After many months of being completely distracted by… well, life, I’m finally going through my travel journals and converting scribbles into coherent stories that actually make sense to other humans. Seems that where I left off was my trip to France in the summer of 2016.
During my time abroad in Northern Ireland, I made friends with some German students as well as some French students. Two years on, some of my German friends decided we should road trip to France to meet up with our French friends. This is how I ended up in the back seat of a rather large rental vehicle surrounded by three German men and drinking a bit of wine to cope with the insanity of the situation.
It was a good thing that I drank early and slept well, because in the wee hours of the morning it fell to the American, the only one with significant experience on long-distance driving overnight, to take us the last couple of the hours to our destination. Turns out those years of driving between Missouri and Virginia in one straight shot really paid off!
Anyway, the three Musketeers and I arrived at the home of one of our friends somewhere between 4am and 5am. Our French friends kindly let us in and helped us get settled before we all passed out for a few hours. I probably should have drank more wine after that to help me sleep, because I only managed to sleep an additional two to three hours before I was up and running around. After everyone woke and had breakfast, we had our first adventure in the August sun of Southern France.
Avignon: A Pope’s Home Away from Rome
I was only just getting my whits about me when we pulled into a parking space in Avignon. We pasty white people slapped on some sun screen before heading into the heart of the town.
After a light lunch, we started exploring. The first place we stopped by was the Palais des Papes, or the Papal Palace. Construction of the palace began in 1252 CE, but it wasn’t until 1309 that it became the residence of the popes and seat of Western Christianity. Avignon remained the papal home until 1364.
The Papal Palace is actually quite a massive thing. We walked to the chapel entrance, and decided to go inside for a few minutes. I was so glad we did, as the August heat was getting to be quite intense around mid-day, and the chapel was incredibly cool and relaxing. Pro tip: Always go in the church if it’s summer and you’re in a hot place. The cool stones keep the heat out. And yes, it took me going to Southern France in August to figure this out!
After we left the chapel, we wandered the streets, stopped for ice cream which was very hard to order since I don’t speak a lick of French, and eventually meandered towards the river.

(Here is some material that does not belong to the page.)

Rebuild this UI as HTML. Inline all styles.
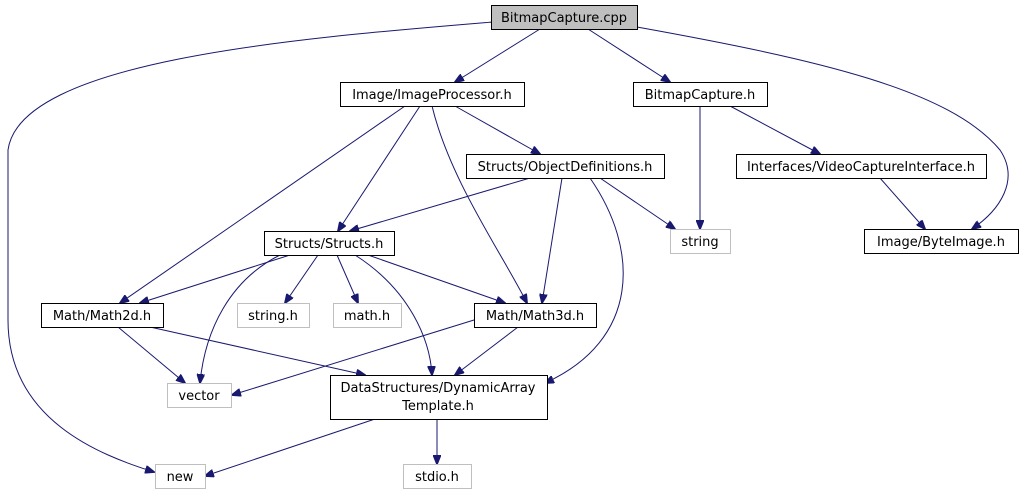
<!DOCTYPE html>
<html><head><meta charset="utf-8"><style>
html,body{margin:0;padding:0;background:#fff;width:1022px;height:500px;overflow:hidden}
text{font-family:"DejaVu Sans","Liberation Sans",sans-serif;font-size:13px;fill:#000}
.e{fill:none;stroke:#191970;stroke-width:1}
.n{fill:#fff;stroke:#000;stroke-width:1}
.g{fill:#fff;stroke:#bfbfbf;stroke-width:1}
</style></head><body>
<svg width="1022" height="500" xmlns="http://www.w3.org/2000/svg">
<defs><marker id="a" markerWidth="10" markerHeight="8" refX="9" refY="4" orient="auto" markerUnits="userSpaceOnUse"><path d="M0,0 L10,4 L0,8 z" fill="#191970" stroke="#191970"/></marker></defs>
<g marker-end="url(#a)">
<path class="e" d="M493,22 C300,38 20,60 8,150 L8,320 C8,420 100,455 154,472"/>
<path class="e" d="M540,29 L455,82"/>
<path class="e" d="M588,29 L670,82"/>
<path class="e" d="M637,27 C820,60 950,90 1000,150 C1020,180 1000,210 972,229"/>
<path class="e" d="M455,106 L540,154"/>
<path class="e" d="M420,106 L338,231"/>
<path class="e" d="M405,106 L120,303"/>
<path class="e" d="M432,106 C450,180 500,250 527,303"/>
<path class="e" d="M700,106 L700,229"/>
<path class="e" d="M730,106 L820,154"/>
<path class="e" d="M880,178 L925,229"/>
<path class="e" d="M530,178 L350,231"/>
<path class="e" d="M600,178 L675,229"/>
<path class="e" d="M562,178 L542,303"/>
<path class="e" d="M590,178 C640,250 640,340 545,383"/>
<path class="e" d="M290,255 L140,303"/>
<path class="e" d="M318,255 L285,303"/>
<path class="e" d="M337,255 L358,303"/>
<path class="e" d="M368,255 L505,303"/>
<path class="e" d="M280,255 C230,280 205,330 200,383"/>
<path class="e" d="M355,255 C410,290 430,340 432,375"/>
<path class="e" d="M118,327 L185,383"/>
<path class="e" d="M150,327 L365,375"/>
<path class="e" d="M474,320 L232,395"/>
<path class="e" d="M518,327 L455,375"/>
<path class="e" d="M375,419 L205,476"/>
<path class="e" d="M437,419 L437,464"/>
</g>
<rect x="491.5" y="5.5" width="146" height="24" fill="#bfbfbf" stroke="#000"/>
<text x="564" y="22" text-anchor="middle">BitmapCapture.cpp</text>
<rect class="n" x="340.5" y="82.5" width="184" height="24"/><text x="432" y="99" text-anchor="middle">Image/ImageProcessor.h</text>
<rect class="n" x="633.5" y="82.5" width="134" height="24"/><text x="700" y="99" text-anchor="middle">BitmapCapture.h</text>
<rect class="n" x="466.5" y="154.5" width="198" height="24"/><text x="565" y="171" text-anchor="middle">Structs/ObjectDefinitions.h</text>
<rect class="n" x="736.5" y="154.5" width="250" height="24"/><text x="861" y="171" text-anchor="middle">Interfaces/VideoCaptureInterface.h</text>
<rect class="n" x="264.5" y="231.5" width="130" height="24"/><text x="329" y="248" text-anchor="middle">Structs/Structs.h</text>
<rect class="g" x="670.5" y="229.5" width="60" height="24"/><text x="700" y="246" text-anchor="middle">string</text>
<rect class="n" x="864.5" y="229.5" width="154" height="24"/><text x="941" y="246" text-anchor="middle">Image/ByteImage.h</text>
<rect class="n" x="41.5" y="303.5" width="122" height="24"/><text x="102" y="320" text-anchor="middle">Math/Math2d.h</text>
<rect class="g" x="237.5" y="303.5" width="72" height="24"/><text x="273" y="320" text-anchor="middle">string.h</text>
<rect class="g" x="333.5" y="303.5" width="68" height="24"/><text x="367" y="320" text-anchor="middle">math.h</text>
<rect class="n" x="474.5" y="303.5" width="122" height="24"/><text x="535" y="320" text-anchor="middle">Math/Math3d.h</text>
<rect class="g" x="167.5" y="383.5" width="64" height="24"/><text x="199" y="400" text-anchor="middle">vector</text>
<rect class="n" x="330.5" y="375.5" width="217" height="44"/><text x="438" y="392" text-anchor="middle">DataStructures/DynamicArray</text><text x="438" y="410" text-anchor="middle">Template.h</text>
<rect class="g" x="155.5" y="464.5" width="50" height="24"/><text x="180" y="481" text-anchor="middle">new</text>
<rect class="g" x="403.5" y="464.5" width="68" height="24"/><text x="437" y="481" text-anchor="middle">stdio.h</text>
</svg>
</body></html>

At the the Rhône, we found Pont Saint-Bénézet. This bridge was originally constructed in the late 1100s. The bridge was later destroyed in war, rebuilt, and destroyed some more when the floods came. Eventually they decided to give up on the bridge, so now only half a bridge stands across the river. Talk about infrastructure problems…
Now, this useless bit of stones serves as a tourist attraction for people like me and the Germans. I can only imagine how annoying it must be for the poor locals to have half a bridge that everyone who visits is so amazed by for some reason. After we walked around on the bridge, we decided to buy some groceries and call it a day.
Two French Villages: Roussillon & Gordes
Our next day’s adventure was to the village nearest to us: Roussillon. We walked through the fields of grape vines under the incredibly hot French summer sun before making the march up the hill into the village.
I don’t know what I was expecting, but the whole place seemed to me to be a quintessential French village of southern France. Stone shops and houses, grape vines growing on buildings, local artists, wine cellars, and of course, bakeries.
Although the village itself is cute, our first stop in the village was more… geological. Right at the edge of the village you can pay a small fee to enter onto the ochre trail. Ochre is an orange-ish pigment found in the clay deposits of the soil there. In the past, the village people made their living mining the pigment and processing it to be used in a variety of industries. Today, you can take a short walk through the mine area and feel like you’re on Mars.
After that we filled our water bottles and headed off to explore the village some more. We wandered through an antiquated cemetery, bought a bottle of local wine, watched an artist at work, and stole moments in the shade of the grape vines and sparse trees.
Later in the afternoon we ventured back to our little vacation home and took a nap to escape the summer heat. Very necessary.
We roused ourselves in the evening so that we could make it to another village in time for the sunset. Gordes is a quite popular village in the area, and with good reason. I have heard it argued that Gordes is one of the most beautiful places to visit in southern France. Sitting on a rocky outcrop facing the village is one of the best ways to enjoy the golden light of a sunset, and walking through the narrow cobble-stone streets is a bit like stepping into a French fairy-tale land.
Now that I’ve done a bit of research into the village, I see that there is quite a bit of history in the small place, although we mostly just enjoyed wandering around and made a quick stop into a historic-looking church.
If you’re in the area, I would definitely recommend stopping by here.